Consumer Technology Being Used To Promote Wellness and Prevention
Health insurers are increasingly getting into the use of smartphone apps, gaming technology and social media as tools for improving patient health.
- InformationWeek recently ran an online article about a new report from Chilmark Research.
- The health IT analytical firm examined more than 40 “pioneering programs” where health plans employ consumer technology.
- Though growing, this aspect of health IT usage remains “very much in the early-innovator adoption stage.”
- The steady movement from fee-for-service insurance models to basing provider payment amounts to a greater extent on health outcomes makes patient engagement in wellness and prevention all the more important.
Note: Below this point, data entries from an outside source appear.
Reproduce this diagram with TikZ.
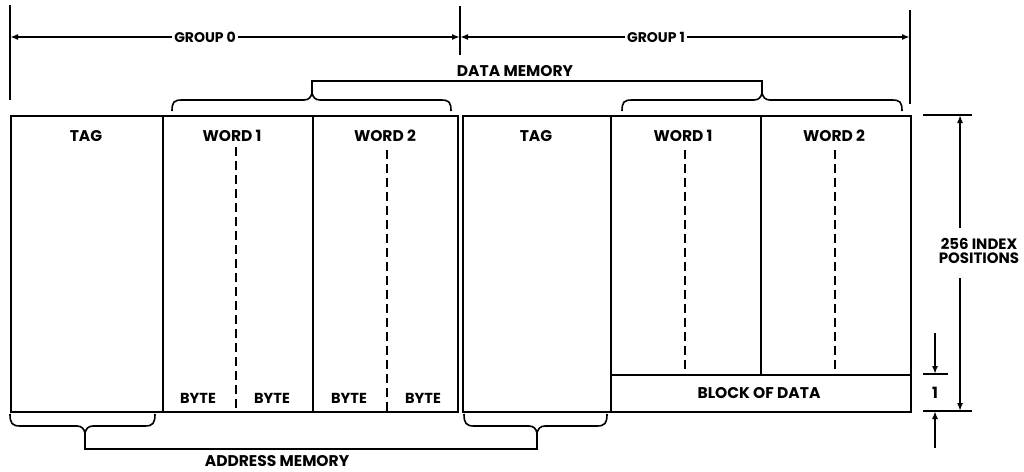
\documentclass[tikz,border=0pt]{standalone}
\usepackage{fontspec}
\setmainfont{Poppins}
\usetikzlibrary{arrows.meta}
\begin{document}
\begin{tikzpicture}[x=1pt,y=-1pt,
  ln/.style={line width=1.6pt},
  brk/.style={line width=1.6pt},
  cell/.style={draw, line width=2pt, inner sep=0pt, anchor=north west, minimum height=296pt},
  lbl/.style={font=\fontsize{15.5}{16}\selectfont\bfseries, inner sep=1pt},
  grpl/.style={font=\fontsize{14}{15}\selectfont\bfseries, inner sep=2pt, fill=white},
  bytel/.style={font=\fontsize{14.5}{15}\selectfont\bfseries, inner sep=1pt},
  dsh/.style={line width=1.6pt, dash pattern=on 9pt off 5pt},
  tipend/.style={-{Latex[length=8pt,width=6pt]}},
  tipboth/.style={{Latex[length=8pt,width=6pt]}-{Latex[length=8pt,width=6pt]}},
]
\useasboundingbox (0,0) rectangle (1024,471);

% cells
\node[cell, minimum width=152pt] (tag0) at (10,115) {};
\node[cell, minimum width=150pt] (w1a) at (162,115) {};
\node[cell, minimum width=145pt] (w2a) at (312,115) {};
\node[cell, minimum width=148pt] (tag1) at (462,115) {};
\node[cell, minimum width=150pt, minimum height=259pt] (w1b) at (610,115) {};
\node[cell, minimum width=150pt, minimum height=259pt] (w2b) at (760,115) {};
\node[cell, minimum width=300pt, minimum height=37pt] (blk) at (610,374) {};

% cell labels
\node[lbl] (ltag0) at (86,136) {TAG};
\node[lbl] (lw1a) at (232,136) {WORD 1};
\node[lbl] (lw2a) at (385,136) {WORD 2};
\node[lbl] (ltag1) at (536,136) {TAG};
\node[lbl] (lw1b) at (683,136) {WORD 1};
\node[lbl] (lw2b) at (834,136) {WORD 2};
\node[lbl] (lblk) at (759,393) {BLOCK OF DATA};
\node[bytel] (b1) at (198,398) {BYTE};
\node[bytel] (b2) at (272,398) {BYTE};
\node[bytel] (b3) at (349,398) {BYTE};
\node[bytel] (b4) at (423,398) {BYTE};

% dashed byte dividers
\coordinate (da1t) at (236,147); \coordinate (da1b) at (236,411);
\coordinate (da2t) at (387,150); \coordinate (da2b) at (387,411);
\coordinate (db1t) at (685,150); \coordinate (db1b) at (685,374);
\coordinate (db2t) at (835,150); \coordinate (db2b) at (835,374);
\draw[dsh] (da1t) -- (da1b);
\draw[dsh] (da2t) -- (da2b);
\draw[dsh] (db1t) -- (db1b);
\draw[dsh] (db2t) -- (db2b);

% top group dimension
\coordinate (x0t) at (10,5);   \coordinate (x0b) at (10,100);
\coordinate (xmt) at (460,6);  \coordinate (xmb) at (460,55);
\coordinate (x1t) at (910,10); \coordinate (x1b) at (910,104);
\draw[ln] (x0t) -- (x0b);
\draw[ln] (xmt) -- (xmb);
\draw[ln] (x1t) -- (x1b);
\coordinate (g0l) at (10,37); \coordinate (gm) at (460,37); \coordinate (g1r) at (910,37);
\draw[ln, tipboth] (g0l) -- (gm);
\draw[ln, tipboth] (gm) -- (g1r);
\node[grpl] (grp0) at (205,37) {GROUP 0};
\node[grpl] (grp1) at (656,37) {GROUP 1};

% data memory braces
\coordinate (dm0) at (312,93);
\coordinate (dm1) at (762,93);
\draw[brk] (172,111) .. controls (172,102) and (174,100) .. (182,100) -- (304,100)
  .. controls (309,100) and (311,97) .. (dm0) .. controls (313,97) and (315,100) .. (320,100)
  -- (441,100) .. controls (449,100) and (451,102) .. (451,111);
\draw[brk] (622,111) .. controls (622,102) and (624,100) .. (632,100) -- (754,100)
  .. controls (759,100) and (761,97) .. (dm1) .. controls (763,97) and (765,100) .. (770,100)
  -- (892,100) .. controls (900,100) and (902,102) .. (902,111);
\draw[brk] (dm0) -- ++(0,-12) -| (dm1);
\node[lbl] (dmem) at (515,71) {DATA MEMORY};

% address memory braces
\coordinate (am0) at (85,433);
\coordinate (am1) at (537,433);
\draw[brk] (10,414) .. controls (10,423) and (12,426) .. (20,426) -- (77,426)
  .. controls (82,426) and (84,429) .. (am0) .. controls (86,429) and (88,426) .. (93,426)
  -- (145,426) .. controls (153,426) and (155,423) .. (155,414);
\draw[brk] (464,414) .. controls (464,423) and (466,426) .. (474,426) -- (529,426)
  .. controls (534,426) and (536,429) .. (am1) .. controls (538,429) and (540,426) .. (545,426)
  -- (597,426) .. controls (605,426) and (607,423) .. (607,414);
\draw[brk] (am0) -- ++(0,16) -| (am1);
\node[lbl] (amem) at (277,461) {ADDRESS MEMORY};

% right dimensions
\coordinate (r1a) at (923,115); \coordinate (r1b) at (972,115);
\coordinate (r2a) at (923,374); \coordinate (r2b) at (948,374);
\coordinate (r3a) at (923,411); \coordinate (r3b) at (972,411);
\draw[ln] (r1a) -- (r1b);
\draw[ln] (r2a) -- (r2b);
\draw[ln] (r3a) -- (r3b);
\coordinate (dtop) at (960,115); \coordinate (dtg) at (960,228);
\coordinate (dbot) at (960,411); \coordinate (dbg) at (960,278);
\draw[ln, tipend] (dtg) -- (dtop);
\draw[ln, tipend] (dbg) -- (dbot);
\node[lbl, align=center, font=\fontsize{15}{13.5}\selectfont\bfseries] (idx) at (979,251) {256 INDEX\\POSITIONS};
\coordinate (s1a) at (935,333); \coordinate (s1b) at (935,374);
\coordinate (s2a) at (935,448); \coordinate (s2b) at (935,411);
\draw[ln, tipend] (s1a) -- (s1b);
\draw[ln, tipend] (s2a) -- (s2b);
\node[lbl] (one) at (935,393) {1};
\end{tikzpicture}
\end{document}
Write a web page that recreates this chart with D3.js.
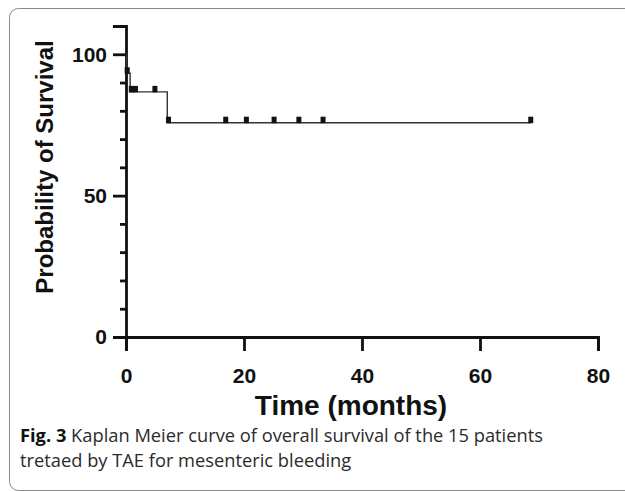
<!DOCTYPE html>
<html>
<head>
<meta charset="utf-8">
<script src="https://cdn.jsdelivr.net/npm/d3@7"></script>
<style>
  body { margin: 0; background: #fff; }
  svg { display: block; }
</style>
</head>
<body>
<svg id="chart" width="625" height="492"></svg>
<script>
// step points of the survival curve (time in months, survival in %)
var stepTimes = [0, 0.1, 0.7, 7.0, 68.6];
var stepSurvival = [100, 93.3, 86.7, 75.8, 75.8];

// censored patients (tick marks on the curve)
var censorTimes = [0.2, 0.9, 1.6, 4.9, 7.2, 16.9, 20.4, 25.1, 29.3, 33.4, 68.6];
var censorSurvival = [93.3, 86.7, 86.7, 86.7, 75.8, 75.8, 75.8, 75.8, 75.8, 75.8, 75.8];

// axis ticks
var xTicks = [0, 20, 40, 60, 80];
var yMajorTicks = [0, 50, 100];
var yMinorTicks = [10, 20, 30, 40, 60, 70, 80, 90, 110];

var captionBold = "Fig. 3";
var captionLine1 = " Kaplan Meier curve of overall survival of the 15 patients";
var captionLine2 = "tretaed by TAE for mesenteric bleeding";

var svg = d3.select("#chart");

// the rounded frame around the figure
svg.append("rect")
  .attr("x", 9.5).attr("y", 8.5)
  .attr("width", 640).attr("height", 482)
  .attr("rx", 9)
  .attr("fill", "none")
  .attr("stroke", "#8a8a8a")
  .attr("stroke-width", 1);

// scales
var x = d3.scaleLinear().domain([0, 80]).range([126, 598]);
var y = d3.scaleLinear().domain([0, 110]).range([337, 26]);

// y axis with major ticks
var yAxis = svg.append("g")
  .attr("transform", "translate(" + x(0) + ",0)")
  .call(d3.axisLeft(y).tickValues(yMajorTicks).tickSize(13).tickPadding(6));

// minor ticks on y
var yMinor = svg.append("g")
  .attr("transform", "translate(" + x(0) + ",0)")
  .call(d3.axisLeft(y).tickValues(yMinorTicks).tickSize(6).tickFormat(""));
yMinor.select(".domain").remove();

// x axis
var xAxis = svg.append("g")
  .attr("transform", "translate(0," + y(0) + ")")
  .call(d3.axisBottom(x).tickValues(xTicks).tickSize(14).tickPadding(17));

// style the axes (thick black lines like the original)
svg.selectAll(".domain, .tick line")
  .style("stroke", "#111")
  .style("stroke-width", "2.8px");
svg.selectAll(".tick text")
  .style("fill", "#111")
  .style("font-family", "'Liberation Sans', Arial, sans-serif")
  .style("font-weight", "bold")
  .style("font-size", "21px");

// axis titles
svg.append("text")
  .attr("x", 351)
  .attr("y", 415)
  .attr("text-anchor", "middle")
  .attr("fill", "#111")
  .style("font-family", "'Liberation Sans', Arial, sans-serif")
  .style("font-weight", "bold")
  .style("font-size", "28px")
  .text("Time (months)");

svg.append("text")
  .attr("transform", "translate(53,167) rotate(-90)")
  .attr("text-anchor", "middle")
  .attr("fill", "#111")
  .style("font-family", "'Liberation Sans', Arial, sans-serif")
  .style("font-weight", "bold")
  .style("font-size", "24px")
  .text("Probability of Survival");

// survival curve as a step line
var stepData = stepTimes.map(function(t, i) { return [t, stepSurvival[i]]; });
var line = d3.line()
  .x(function(d) { return x(d[0]); })
  .y(function(d) { return y(d[1]); })
  .curve(d3.curveStepAfter);

svg.append("path")
  .datum(stepData)
  .attr("d", line)
  .attr("fill", "none")
  .attr("stroke", "#333")
  .attr("stroke-width", 1.4);

// censor marks as small blocks sitting on the line
var censorData = censorTimes.map(function(t, i) { return [t, censorSurvival[i]]; });
svg.selectAll(".censor")
  .data(censorData)
  .enter()
  .append("rect")
  .attr("class", "censor")
  .attr("x", function(d) { return x(d[0]) - 2.5; })
  .attr("y", function(d) { return y(d[1]) - 6; })
  .attr("width", 5)
  .attr("height", 6.5)
  .attr("fill", "#111");

// caption below the chart
var caption = svg.append("text")
  .attr("x", 20)
  .attr("y", 442)
  .attr("fill", "#2b2b2b")
  .style("font-family", "'Open Sans', 'Noto Sans', sans-serif")
  .style("font-size", "18.3px");
caption.append("tspan")
  .style("font-weight", "bold")
  .attr("fill", "#111")
  .text(captionBold);
caption.append("tspan")
  .text(captionLine1);

svg.append("text")
  .attr("x", 20)
  .attr("y", 467)
  .attr("fill", "#2b2b2b")
  .style("font-family", "'Open Sans', 'Noto Sans', sans-serif")
  .style("font-size", "18.3px")
  .text(captionLine2);
</script>
</body>
</html>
Smartphones, online games and social networks have become prevalent in people’s lives. Think Facebook, Farmville and Apple’s App Store. It’s natural to explore how these innovations can help improve health and wellness.
- Fifteen social games have launched to help insurance policyholders improve their diets, achieve healthier habits and manage their recovery.
- Ten initiatives concentrate on managing chronic diseases. Seven social media tools relate to exercise and diet.
- Some mobile phone applications enable people to monitor blood sugar levels and better control their diabetes.
- Some of the programs examined combine social media with gaming. That can make the user engagement more fulfilling and, thus, potentially more effective.
A recently announced program intends to spur the development of even more mobile apps relating to coronary disease management and heart risk reduction.
- The Million Hearts Risk Check Challenge will reward a mobile app that enables consumers to assess their risk of heart disease.
- The federal health IT coordinator will select the winning application developer’s creation for monitoring blood pressure and cholesterol levels.
- In turn, the winning app will be deployed in four cities, where health screening campaigns will take place.
Adopting new technology, as well as integrating social media, stands to improve patients’ health and wellness. Health leaders are acting now to take advantage of these modern technological conveniences. As the report’s announcement indicates, “significant improvements in consumer technologies, their growing adoption and use and the introduction of low-cost, biometric devices are making it easier for health insurers to tackle those challenges” of results-based reimbursement, expansion of health coverage to millions more people and the steady retirement of baby boomers. The greatest threat to making real headway isn’t so much resistance to adoption by the public or insurers, but barriers the government could throw up, such as onerous rules and regulations.